> _Given task_
Reproduce exactly, with no pictures, each line from the opening of the material down through the line containing "import * as".

> _Data segment_
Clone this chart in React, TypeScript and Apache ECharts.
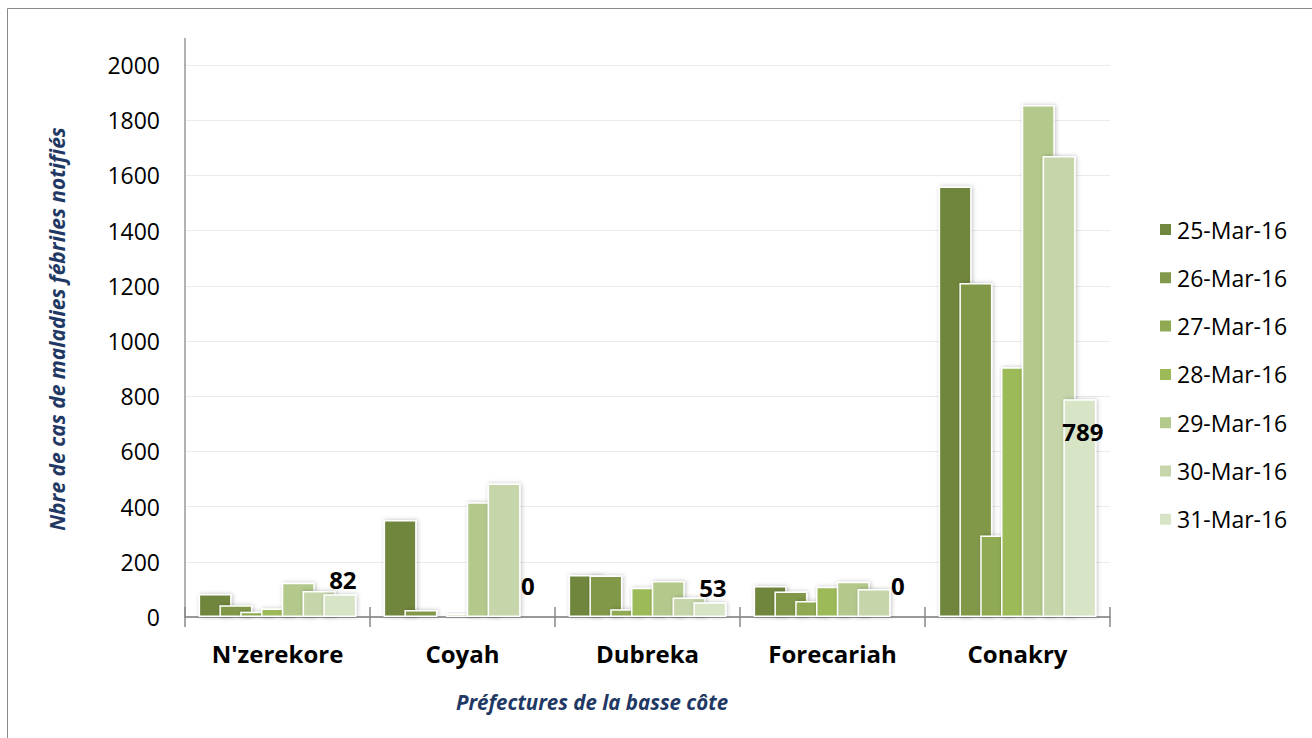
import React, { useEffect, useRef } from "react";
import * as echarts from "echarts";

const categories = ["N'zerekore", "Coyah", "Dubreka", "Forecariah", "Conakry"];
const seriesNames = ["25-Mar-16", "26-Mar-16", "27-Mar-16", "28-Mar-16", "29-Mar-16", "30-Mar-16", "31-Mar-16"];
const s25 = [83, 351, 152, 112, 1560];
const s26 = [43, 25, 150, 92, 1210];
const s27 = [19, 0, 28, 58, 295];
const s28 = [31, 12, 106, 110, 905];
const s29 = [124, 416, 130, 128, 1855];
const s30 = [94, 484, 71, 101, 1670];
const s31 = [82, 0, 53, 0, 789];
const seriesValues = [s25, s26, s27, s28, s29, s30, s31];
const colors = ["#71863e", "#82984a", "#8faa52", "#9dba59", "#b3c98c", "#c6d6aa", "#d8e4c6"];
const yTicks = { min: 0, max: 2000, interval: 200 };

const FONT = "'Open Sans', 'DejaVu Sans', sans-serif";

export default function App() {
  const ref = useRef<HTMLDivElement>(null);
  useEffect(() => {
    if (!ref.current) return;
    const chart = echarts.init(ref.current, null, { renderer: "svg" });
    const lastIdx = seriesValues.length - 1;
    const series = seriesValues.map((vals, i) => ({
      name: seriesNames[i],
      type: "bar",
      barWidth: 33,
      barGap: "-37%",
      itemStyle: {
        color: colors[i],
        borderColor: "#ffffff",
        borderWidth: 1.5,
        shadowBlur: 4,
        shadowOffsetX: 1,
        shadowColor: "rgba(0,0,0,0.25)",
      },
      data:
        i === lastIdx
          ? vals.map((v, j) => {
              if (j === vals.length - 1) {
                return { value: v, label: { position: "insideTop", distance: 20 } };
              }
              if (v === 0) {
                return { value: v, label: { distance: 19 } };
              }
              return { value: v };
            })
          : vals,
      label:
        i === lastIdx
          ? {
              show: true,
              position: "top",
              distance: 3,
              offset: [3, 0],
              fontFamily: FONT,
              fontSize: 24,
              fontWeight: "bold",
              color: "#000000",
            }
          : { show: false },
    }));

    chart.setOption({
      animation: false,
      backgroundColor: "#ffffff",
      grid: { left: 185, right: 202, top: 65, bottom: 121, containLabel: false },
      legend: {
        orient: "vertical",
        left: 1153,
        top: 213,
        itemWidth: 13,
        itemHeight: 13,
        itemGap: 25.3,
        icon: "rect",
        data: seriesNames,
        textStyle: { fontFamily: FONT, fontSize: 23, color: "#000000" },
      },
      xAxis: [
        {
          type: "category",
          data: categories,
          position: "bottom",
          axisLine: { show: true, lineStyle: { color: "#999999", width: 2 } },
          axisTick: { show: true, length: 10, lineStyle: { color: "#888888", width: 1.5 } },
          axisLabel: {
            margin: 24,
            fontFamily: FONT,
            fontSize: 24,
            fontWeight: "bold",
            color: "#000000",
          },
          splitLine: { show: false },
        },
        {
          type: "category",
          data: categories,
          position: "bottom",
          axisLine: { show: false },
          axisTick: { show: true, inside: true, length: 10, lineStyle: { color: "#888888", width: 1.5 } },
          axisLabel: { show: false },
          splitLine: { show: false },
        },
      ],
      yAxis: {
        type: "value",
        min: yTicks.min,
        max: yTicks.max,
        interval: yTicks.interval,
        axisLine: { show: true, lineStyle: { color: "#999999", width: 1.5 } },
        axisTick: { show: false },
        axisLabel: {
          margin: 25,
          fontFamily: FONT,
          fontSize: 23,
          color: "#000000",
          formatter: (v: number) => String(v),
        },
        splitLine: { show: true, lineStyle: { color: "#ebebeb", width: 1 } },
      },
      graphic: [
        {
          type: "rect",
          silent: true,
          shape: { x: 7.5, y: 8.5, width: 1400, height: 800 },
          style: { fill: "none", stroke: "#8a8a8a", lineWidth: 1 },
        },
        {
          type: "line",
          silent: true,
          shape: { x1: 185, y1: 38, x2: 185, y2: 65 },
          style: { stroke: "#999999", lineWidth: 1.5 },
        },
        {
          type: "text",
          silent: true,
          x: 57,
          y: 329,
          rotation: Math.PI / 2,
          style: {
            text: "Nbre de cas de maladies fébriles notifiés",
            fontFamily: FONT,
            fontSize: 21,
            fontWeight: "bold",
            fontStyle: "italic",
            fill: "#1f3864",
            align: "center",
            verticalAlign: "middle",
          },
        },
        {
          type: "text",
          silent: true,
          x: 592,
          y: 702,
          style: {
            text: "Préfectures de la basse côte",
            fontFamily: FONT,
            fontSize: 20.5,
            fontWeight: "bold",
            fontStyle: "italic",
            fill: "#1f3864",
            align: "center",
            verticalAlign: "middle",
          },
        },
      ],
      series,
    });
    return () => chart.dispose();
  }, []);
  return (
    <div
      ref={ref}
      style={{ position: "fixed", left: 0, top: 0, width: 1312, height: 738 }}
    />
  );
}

> _Solution to this task_
Clone this chart in React, TypeScript and Apache ECharts.
import React, { useEffect, useRef } from "react";
import * as echarts from "echarts";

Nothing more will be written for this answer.